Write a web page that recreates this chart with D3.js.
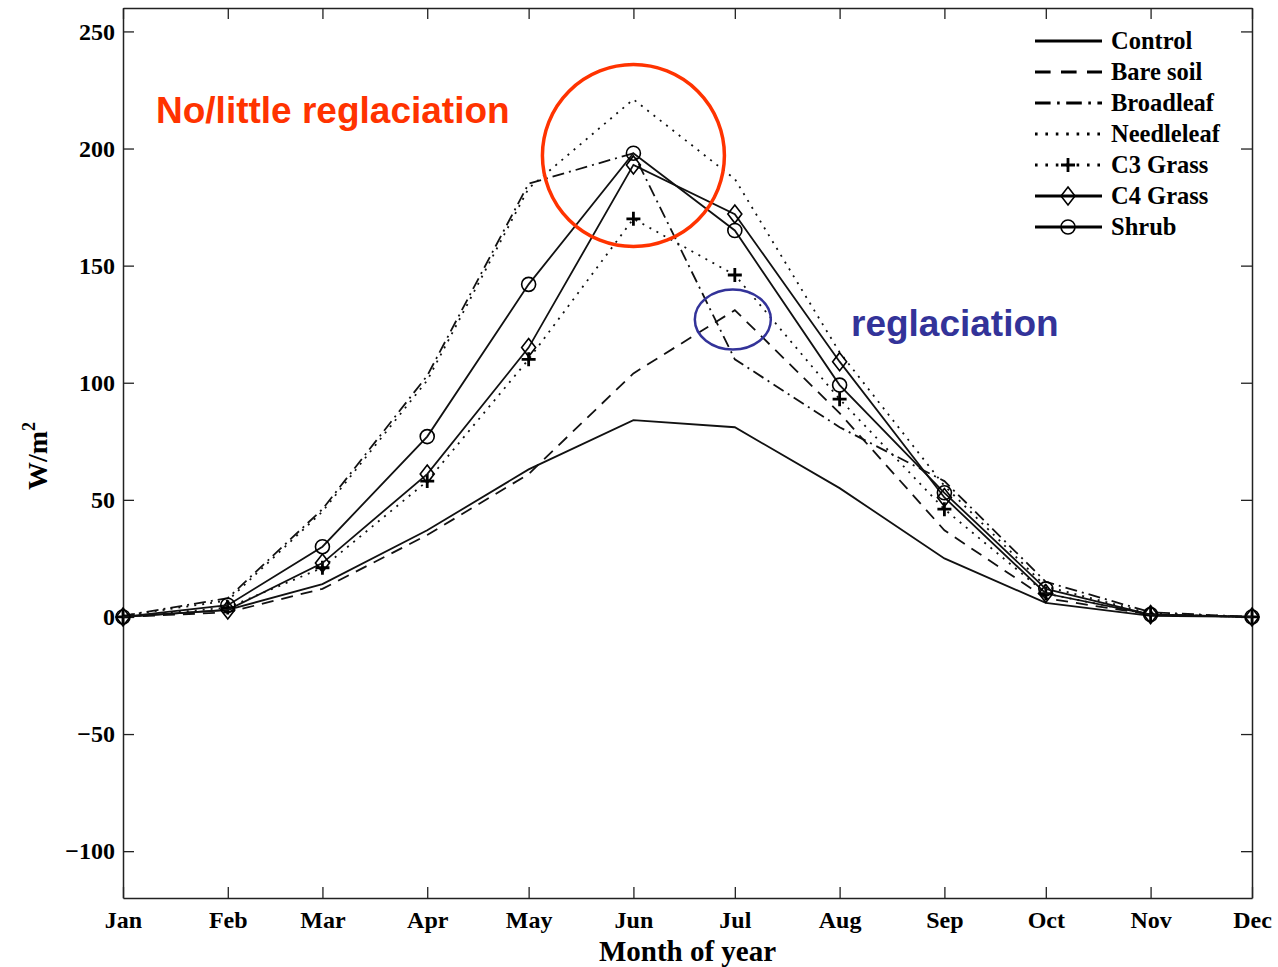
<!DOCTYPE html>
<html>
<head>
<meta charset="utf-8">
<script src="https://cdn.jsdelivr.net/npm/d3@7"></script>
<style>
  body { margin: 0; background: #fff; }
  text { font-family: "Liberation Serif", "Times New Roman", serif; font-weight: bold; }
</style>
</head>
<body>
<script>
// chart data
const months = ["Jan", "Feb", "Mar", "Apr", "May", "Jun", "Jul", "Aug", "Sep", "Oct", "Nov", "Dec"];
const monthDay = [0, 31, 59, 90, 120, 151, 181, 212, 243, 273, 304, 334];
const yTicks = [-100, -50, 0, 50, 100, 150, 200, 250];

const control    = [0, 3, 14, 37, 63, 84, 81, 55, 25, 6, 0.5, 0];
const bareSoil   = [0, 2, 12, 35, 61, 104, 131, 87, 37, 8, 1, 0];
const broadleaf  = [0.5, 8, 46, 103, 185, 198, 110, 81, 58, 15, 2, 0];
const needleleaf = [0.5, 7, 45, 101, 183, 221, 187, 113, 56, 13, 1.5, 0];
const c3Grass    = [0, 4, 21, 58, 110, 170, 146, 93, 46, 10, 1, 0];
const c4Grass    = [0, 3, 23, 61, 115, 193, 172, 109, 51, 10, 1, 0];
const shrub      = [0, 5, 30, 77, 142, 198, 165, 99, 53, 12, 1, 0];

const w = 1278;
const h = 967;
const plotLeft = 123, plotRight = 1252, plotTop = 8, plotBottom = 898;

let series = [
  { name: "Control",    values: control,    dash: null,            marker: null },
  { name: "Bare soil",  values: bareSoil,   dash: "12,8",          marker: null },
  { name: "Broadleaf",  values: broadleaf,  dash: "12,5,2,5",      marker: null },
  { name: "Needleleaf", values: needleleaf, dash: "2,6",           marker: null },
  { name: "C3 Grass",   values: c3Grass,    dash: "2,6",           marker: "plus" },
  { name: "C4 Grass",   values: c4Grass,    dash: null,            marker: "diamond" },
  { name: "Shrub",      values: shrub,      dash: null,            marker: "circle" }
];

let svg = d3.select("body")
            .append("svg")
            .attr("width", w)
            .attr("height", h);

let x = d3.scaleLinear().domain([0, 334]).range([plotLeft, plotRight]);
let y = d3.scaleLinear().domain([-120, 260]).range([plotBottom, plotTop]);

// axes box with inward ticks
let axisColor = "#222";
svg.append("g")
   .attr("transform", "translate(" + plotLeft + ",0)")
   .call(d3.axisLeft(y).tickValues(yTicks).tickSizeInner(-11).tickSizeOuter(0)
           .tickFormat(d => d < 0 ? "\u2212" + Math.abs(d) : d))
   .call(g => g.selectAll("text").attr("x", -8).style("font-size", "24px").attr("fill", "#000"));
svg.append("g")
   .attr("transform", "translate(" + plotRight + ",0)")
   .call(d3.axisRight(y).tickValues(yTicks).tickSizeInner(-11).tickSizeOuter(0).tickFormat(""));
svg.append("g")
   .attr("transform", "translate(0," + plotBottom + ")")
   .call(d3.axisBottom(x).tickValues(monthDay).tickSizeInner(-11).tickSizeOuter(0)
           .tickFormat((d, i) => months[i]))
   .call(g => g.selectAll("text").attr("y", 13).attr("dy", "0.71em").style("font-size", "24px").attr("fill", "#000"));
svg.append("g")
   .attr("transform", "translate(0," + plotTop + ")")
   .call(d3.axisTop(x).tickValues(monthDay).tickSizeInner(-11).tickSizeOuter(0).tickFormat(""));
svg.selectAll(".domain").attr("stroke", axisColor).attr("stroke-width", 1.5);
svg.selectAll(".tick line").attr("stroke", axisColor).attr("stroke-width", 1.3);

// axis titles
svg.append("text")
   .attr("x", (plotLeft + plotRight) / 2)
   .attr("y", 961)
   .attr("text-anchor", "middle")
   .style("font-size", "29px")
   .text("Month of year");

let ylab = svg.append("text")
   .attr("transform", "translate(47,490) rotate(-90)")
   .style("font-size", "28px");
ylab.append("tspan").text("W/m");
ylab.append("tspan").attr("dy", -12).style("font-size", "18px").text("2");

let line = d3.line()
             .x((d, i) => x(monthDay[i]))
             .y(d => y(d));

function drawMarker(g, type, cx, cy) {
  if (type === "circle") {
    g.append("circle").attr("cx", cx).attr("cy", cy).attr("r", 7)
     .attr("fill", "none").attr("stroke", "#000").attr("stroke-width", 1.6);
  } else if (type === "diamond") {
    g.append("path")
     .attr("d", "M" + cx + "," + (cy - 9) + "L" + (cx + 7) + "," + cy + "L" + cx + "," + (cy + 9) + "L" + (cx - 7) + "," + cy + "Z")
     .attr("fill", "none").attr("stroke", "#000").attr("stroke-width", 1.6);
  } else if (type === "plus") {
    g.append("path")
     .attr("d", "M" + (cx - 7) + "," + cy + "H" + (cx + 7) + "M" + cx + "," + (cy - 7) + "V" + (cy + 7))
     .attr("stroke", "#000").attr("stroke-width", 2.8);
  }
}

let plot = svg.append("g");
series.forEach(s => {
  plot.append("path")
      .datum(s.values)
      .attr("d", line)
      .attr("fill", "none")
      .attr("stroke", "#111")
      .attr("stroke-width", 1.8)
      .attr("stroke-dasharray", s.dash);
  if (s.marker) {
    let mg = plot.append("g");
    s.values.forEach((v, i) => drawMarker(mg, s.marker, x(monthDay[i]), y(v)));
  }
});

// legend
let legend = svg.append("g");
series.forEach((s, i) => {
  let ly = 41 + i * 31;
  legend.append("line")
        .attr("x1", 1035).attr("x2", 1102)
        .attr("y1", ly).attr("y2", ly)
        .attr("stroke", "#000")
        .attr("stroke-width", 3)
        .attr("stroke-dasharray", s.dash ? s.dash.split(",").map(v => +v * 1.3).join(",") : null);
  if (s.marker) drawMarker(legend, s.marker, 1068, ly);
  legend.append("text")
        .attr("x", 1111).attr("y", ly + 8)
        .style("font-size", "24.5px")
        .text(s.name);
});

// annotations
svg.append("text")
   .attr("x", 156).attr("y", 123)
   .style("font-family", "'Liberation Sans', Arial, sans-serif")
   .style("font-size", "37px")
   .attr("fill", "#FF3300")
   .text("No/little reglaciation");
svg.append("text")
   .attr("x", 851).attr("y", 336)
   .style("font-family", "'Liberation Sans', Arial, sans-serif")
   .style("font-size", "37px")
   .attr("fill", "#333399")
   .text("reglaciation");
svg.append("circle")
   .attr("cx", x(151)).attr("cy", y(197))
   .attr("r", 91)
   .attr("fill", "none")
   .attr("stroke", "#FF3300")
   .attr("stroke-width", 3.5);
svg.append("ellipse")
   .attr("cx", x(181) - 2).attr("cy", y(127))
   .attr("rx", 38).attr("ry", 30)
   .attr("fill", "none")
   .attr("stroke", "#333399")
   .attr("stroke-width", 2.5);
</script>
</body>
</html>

■ ■ ■ ■

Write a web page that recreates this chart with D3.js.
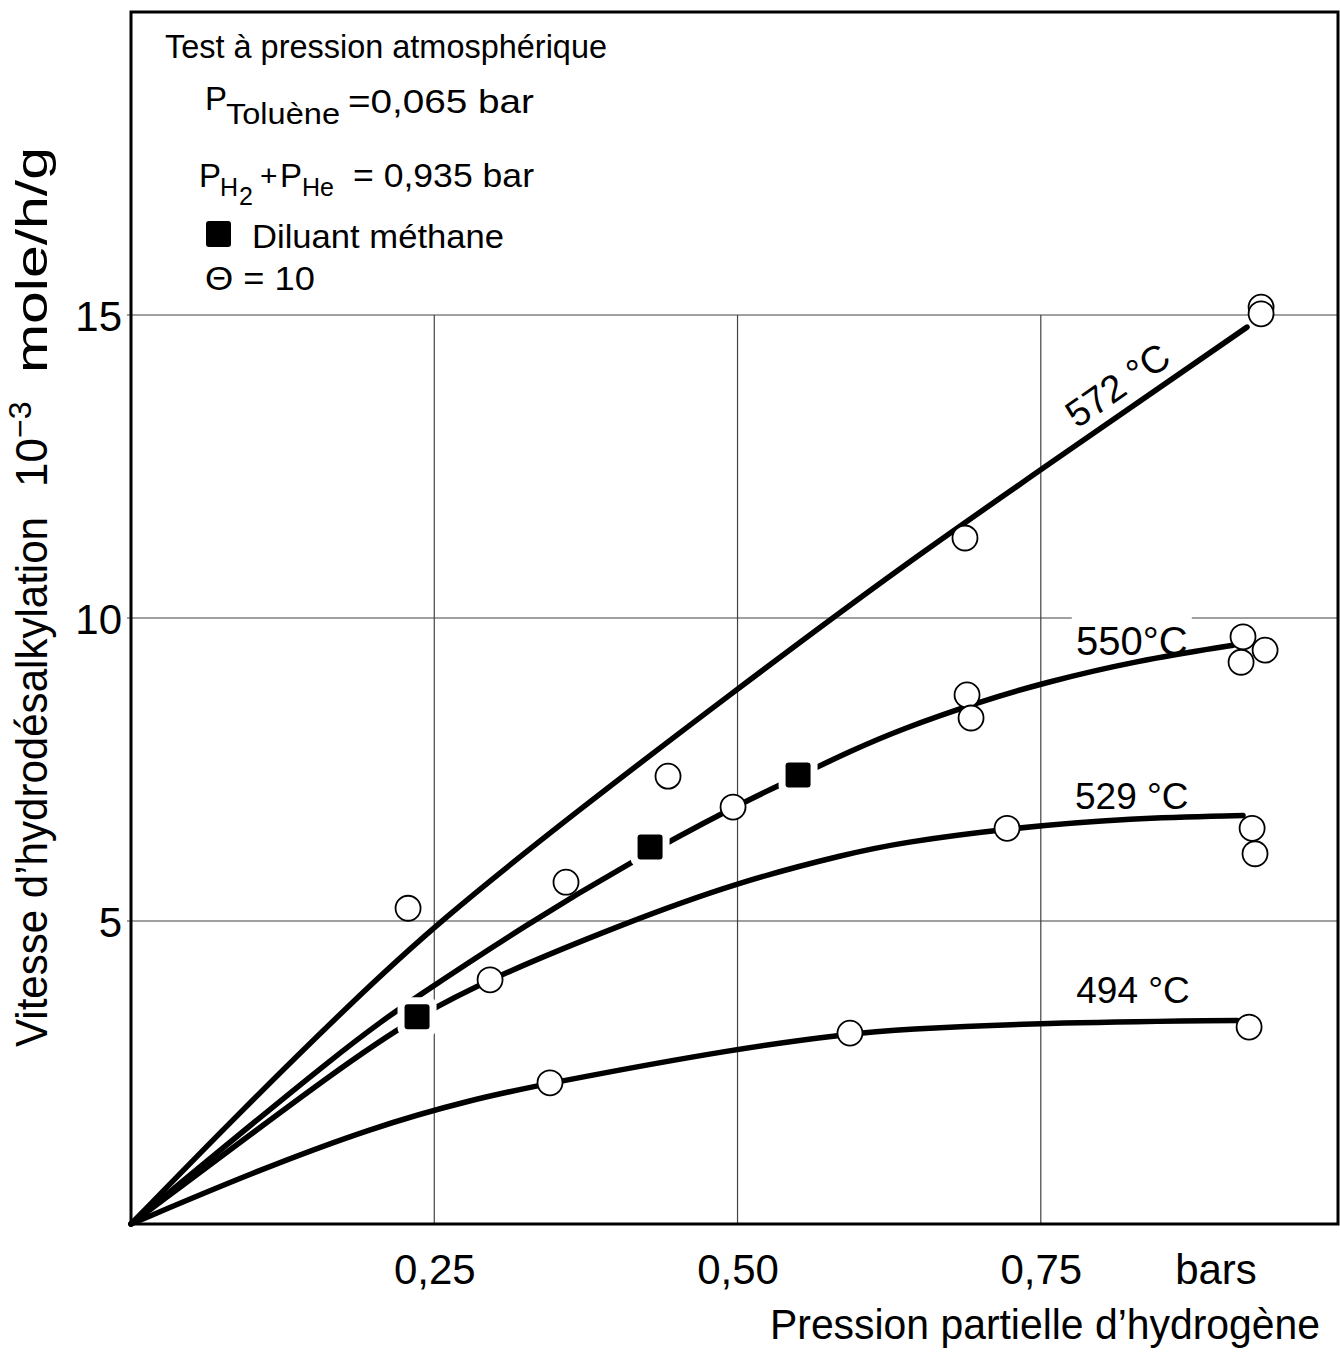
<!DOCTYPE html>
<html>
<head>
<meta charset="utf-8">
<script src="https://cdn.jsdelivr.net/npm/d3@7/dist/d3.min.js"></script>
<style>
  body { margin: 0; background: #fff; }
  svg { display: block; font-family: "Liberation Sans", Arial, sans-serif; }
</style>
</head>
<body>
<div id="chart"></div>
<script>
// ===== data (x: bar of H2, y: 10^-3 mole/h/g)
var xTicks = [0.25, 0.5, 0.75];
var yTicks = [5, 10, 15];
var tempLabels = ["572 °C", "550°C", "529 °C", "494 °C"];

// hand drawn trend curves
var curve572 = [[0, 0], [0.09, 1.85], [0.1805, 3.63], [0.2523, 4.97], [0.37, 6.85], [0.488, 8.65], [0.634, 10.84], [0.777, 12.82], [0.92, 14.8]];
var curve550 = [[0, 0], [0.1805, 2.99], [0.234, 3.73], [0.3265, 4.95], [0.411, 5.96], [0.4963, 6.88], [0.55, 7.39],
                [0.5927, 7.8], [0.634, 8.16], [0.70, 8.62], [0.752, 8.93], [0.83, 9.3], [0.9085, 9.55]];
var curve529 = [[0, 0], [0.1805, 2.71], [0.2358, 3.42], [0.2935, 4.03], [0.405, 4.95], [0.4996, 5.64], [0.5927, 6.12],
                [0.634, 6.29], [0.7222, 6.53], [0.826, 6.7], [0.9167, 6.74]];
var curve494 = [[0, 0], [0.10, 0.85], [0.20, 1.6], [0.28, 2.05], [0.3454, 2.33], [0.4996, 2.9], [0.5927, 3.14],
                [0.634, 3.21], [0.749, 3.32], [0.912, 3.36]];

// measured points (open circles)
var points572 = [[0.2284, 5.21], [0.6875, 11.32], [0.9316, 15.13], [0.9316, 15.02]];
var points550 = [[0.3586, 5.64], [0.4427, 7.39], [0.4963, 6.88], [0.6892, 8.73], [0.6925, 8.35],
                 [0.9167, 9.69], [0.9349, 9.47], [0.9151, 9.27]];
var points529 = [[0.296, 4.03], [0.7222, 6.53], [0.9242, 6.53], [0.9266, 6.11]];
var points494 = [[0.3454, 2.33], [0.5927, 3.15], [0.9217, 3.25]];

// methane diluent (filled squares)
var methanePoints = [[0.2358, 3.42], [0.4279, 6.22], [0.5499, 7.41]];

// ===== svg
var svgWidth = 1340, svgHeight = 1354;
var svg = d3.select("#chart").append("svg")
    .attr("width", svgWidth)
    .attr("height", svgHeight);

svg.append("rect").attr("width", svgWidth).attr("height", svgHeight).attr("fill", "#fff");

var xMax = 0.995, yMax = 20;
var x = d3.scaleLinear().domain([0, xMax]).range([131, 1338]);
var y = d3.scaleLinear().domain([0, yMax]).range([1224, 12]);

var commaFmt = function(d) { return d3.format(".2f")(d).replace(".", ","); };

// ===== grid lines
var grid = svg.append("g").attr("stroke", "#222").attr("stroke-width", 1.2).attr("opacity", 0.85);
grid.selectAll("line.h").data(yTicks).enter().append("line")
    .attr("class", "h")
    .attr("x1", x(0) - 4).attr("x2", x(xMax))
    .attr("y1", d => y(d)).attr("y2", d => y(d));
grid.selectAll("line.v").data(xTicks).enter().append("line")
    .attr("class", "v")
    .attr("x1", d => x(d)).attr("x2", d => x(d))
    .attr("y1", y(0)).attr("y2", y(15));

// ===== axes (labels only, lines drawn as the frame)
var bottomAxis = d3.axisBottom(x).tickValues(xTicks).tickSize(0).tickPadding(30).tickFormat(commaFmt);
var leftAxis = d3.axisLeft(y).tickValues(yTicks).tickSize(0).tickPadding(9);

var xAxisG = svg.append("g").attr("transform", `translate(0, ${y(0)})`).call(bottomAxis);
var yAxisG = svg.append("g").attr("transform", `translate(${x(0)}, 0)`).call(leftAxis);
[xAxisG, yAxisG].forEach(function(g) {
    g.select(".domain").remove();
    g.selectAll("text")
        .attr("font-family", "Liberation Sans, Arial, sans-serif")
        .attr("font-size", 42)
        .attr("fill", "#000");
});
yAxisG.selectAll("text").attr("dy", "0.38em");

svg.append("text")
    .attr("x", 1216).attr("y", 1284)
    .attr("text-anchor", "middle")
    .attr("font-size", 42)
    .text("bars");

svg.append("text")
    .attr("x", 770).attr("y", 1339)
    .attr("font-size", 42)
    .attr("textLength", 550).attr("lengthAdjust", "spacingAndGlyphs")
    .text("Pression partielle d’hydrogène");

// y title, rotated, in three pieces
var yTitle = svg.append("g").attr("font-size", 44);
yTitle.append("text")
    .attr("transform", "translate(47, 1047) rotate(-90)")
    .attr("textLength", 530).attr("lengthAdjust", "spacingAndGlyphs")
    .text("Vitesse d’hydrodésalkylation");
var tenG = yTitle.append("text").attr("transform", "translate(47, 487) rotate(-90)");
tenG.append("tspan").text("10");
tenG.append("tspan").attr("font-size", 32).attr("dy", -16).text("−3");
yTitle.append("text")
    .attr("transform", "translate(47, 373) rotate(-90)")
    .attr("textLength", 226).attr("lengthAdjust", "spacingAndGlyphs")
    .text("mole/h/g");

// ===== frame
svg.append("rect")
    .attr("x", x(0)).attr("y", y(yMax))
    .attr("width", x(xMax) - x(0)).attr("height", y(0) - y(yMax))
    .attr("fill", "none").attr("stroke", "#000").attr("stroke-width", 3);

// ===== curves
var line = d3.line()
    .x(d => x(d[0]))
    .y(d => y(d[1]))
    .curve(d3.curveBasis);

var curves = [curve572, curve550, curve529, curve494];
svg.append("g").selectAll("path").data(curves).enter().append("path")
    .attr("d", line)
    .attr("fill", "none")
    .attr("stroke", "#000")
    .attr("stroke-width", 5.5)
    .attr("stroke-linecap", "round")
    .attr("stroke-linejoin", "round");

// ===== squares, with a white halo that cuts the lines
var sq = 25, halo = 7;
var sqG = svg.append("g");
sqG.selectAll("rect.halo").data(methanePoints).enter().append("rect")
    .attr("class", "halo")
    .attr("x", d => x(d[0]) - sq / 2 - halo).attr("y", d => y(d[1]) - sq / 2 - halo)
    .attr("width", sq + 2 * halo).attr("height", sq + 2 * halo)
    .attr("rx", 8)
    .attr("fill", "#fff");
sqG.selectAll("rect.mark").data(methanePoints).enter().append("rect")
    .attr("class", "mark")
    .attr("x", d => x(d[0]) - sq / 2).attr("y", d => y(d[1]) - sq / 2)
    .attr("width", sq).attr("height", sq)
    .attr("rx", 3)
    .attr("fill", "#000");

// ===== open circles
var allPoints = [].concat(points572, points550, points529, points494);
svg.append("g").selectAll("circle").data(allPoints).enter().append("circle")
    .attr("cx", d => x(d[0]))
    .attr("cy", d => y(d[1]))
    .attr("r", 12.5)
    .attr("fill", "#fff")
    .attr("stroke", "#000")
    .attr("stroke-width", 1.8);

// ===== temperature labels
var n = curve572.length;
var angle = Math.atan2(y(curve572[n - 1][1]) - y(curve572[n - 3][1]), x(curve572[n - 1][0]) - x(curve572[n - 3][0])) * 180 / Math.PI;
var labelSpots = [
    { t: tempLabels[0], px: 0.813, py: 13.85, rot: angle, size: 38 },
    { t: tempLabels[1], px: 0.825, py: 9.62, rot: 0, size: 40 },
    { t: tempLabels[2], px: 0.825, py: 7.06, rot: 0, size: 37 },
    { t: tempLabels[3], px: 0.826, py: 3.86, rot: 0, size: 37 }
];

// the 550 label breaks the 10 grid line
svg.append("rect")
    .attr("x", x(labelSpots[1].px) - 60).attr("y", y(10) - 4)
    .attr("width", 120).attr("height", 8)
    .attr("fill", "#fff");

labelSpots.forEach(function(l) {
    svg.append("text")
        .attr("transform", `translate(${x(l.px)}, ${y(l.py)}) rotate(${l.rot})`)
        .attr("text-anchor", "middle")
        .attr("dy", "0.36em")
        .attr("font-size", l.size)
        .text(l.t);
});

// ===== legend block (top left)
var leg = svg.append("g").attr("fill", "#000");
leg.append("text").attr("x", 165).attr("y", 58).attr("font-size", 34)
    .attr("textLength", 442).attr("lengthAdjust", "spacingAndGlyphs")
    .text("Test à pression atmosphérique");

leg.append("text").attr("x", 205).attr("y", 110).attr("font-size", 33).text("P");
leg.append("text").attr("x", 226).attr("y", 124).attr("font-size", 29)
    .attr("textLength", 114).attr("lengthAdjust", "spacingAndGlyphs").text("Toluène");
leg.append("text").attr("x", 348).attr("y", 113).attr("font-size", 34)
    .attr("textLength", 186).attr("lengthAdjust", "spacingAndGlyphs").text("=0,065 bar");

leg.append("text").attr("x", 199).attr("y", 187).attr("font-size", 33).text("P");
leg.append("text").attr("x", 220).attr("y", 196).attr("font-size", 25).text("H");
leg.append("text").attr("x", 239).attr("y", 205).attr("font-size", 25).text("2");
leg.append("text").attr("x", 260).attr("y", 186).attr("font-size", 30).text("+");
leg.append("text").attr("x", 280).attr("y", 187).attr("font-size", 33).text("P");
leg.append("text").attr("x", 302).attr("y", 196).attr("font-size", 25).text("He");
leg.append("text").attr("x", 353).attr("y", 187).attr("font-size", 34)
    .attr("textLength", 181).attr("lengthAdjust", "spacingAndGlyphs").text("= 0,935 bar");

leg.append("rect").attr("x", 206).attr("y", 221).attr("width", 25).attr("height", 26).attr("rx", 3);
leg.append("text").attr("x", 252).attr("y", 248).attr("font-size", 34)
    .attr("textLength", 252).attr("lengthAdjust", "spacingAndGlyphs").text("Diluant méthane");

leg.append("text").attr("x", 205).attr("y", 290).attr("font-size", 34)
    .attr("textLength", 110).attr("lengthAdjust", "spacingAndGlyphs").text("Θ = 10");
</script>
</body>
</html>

■ ■ ■ ■

(Directive) Read the data above. Pull out each line in which the string "chart" appears.

(The solution)
Write a web page that recreates this chart with D3.js.
// chart data
Write a web page that recreates this chart with D3.js.
<div id="chart"></div>
var svg = d3.select("#chart").append("svg")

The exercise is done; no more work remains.